Lue’s ascension from a journeyman guard — he played on seven teams in 11 seasons, including the Lakers — to head coach of a title contender, shows how fast careers can change.

But the credit for Lue’s shift into coaching goes to Rivers.

It wasn’t as if Lue and Rivers had a long relationship in Orlando. The two were together a short time with the Magic, because Rivers was fired after a 1-10 start to the 2003-04 season.

“I only had him for those 11 games and it’s not something I tell guys, but I just saw something in him,” Rivers said of Lue. “He had this ability to communicate.”

When Lue retired as a player, he called Rivers, who was then coach of the Boston Celtics.

“I really don’t know what Doc saw in me,” Lue said. “But I called him after my playing career was over in 2009 and I said, ‘Doc, I’m done. I want to try coaching.’”

Rivers created a position for Lue on his staff, naming him director of basketball development.


Now all of a sudden Lue was working with Kevin Garnett, Paul Pierce, Ray Allen and Rajon Rondo, players he had played against. A couple years later, Lue became an assistant coach with the Celtics.

It went so well that Lue followed Rivers to Los Angeles in 2013 and was named an assistant coach with the Clippers.

“About halfway through my second year with Doc in Boston, I knew then I wanted to be a coach,” Lue said in a phone interview. “I was like, ‘I can do this.’ ''

Lue continued his development when Rivers assigned him to him spend one summer learning about the other 29 NBA teams, making him study film and learn more about defensive schemes.

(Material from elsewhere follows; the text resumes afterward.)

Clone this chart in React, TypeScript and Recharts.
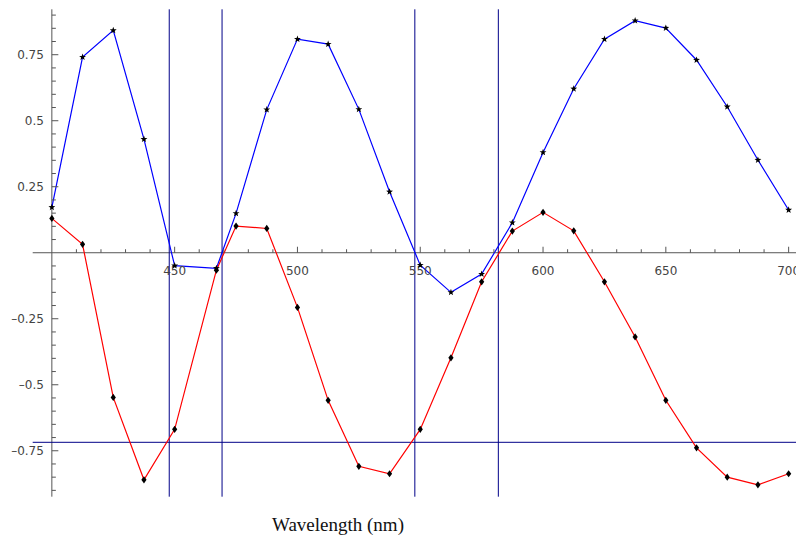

“He proved that he wanted to do it,” Rivers recalled. “He could tell you the truth without offending you. And that’s a gift.

“What I like about him is that he understands that just because you played, it doesn’t give you a free pass to be a coach. And I think that’s what makes him special.”

After three seasons as an assistant under Rivers, Lue interviewed for the Cavaliers’ head coaching job in 2014 that ultimately went to Blatt. But the Cavaliers were impressed by Lue and named him associate head coach and made him the highest-paid assistant in the NBA on a four-year, $6.5-million deal.

James also decided to return to Cleveland in the summer of 2014 and last season the Cavaliers reached the NBA Finals, losing to the Golden State Warriors.


The Cavaliers had the best record in the Eastern Conference (30-11) when Blatt was fired.

Lue signed a three-year contract to take over a team with high expectations because of a roster that includes James, Kyrie Irving and Kevin Love.

Cleveland assistant coach Larry Drew said Lue has “handled this situation very well and has been very calm but yet stern,” even with James.

“I’ve witnessed Lue face-to-face with LeBron and just making corrections on things,” Drew said. “And LeBron has responded to it in a positive way. When we watch film together as a team, he’ll point something out to LeBron, just like he’ll point it out to any player on our team. There’s no special treatment. We’re trying to get to the ultimate and the way to get to the ultimate is not to cut corners and sugarcoat things. And Lue is a straight-to-the-point guy.”

The Cavaliers, 8-3 since Lue took over, hold a three-game lead over Toronto in the East.

They are built to win right now.

“I don’t feel any pressure,” Lue said. “All I know is that I can control what I can control, being prepared, being organized, holding guys accountable, trying to change the culture of this team and doing what I know is best..

“If things work out and we win a championship, that’s great. But I’m not going to put pressure on myself and say, ‘You know what? We’ve got to win a championship right now, this year.’ I’m not going to put that kind of pressure on myself after taking over a team with 40 games left in the season. That’s not fair. But, yeah, our goal is to definitely win a championship.”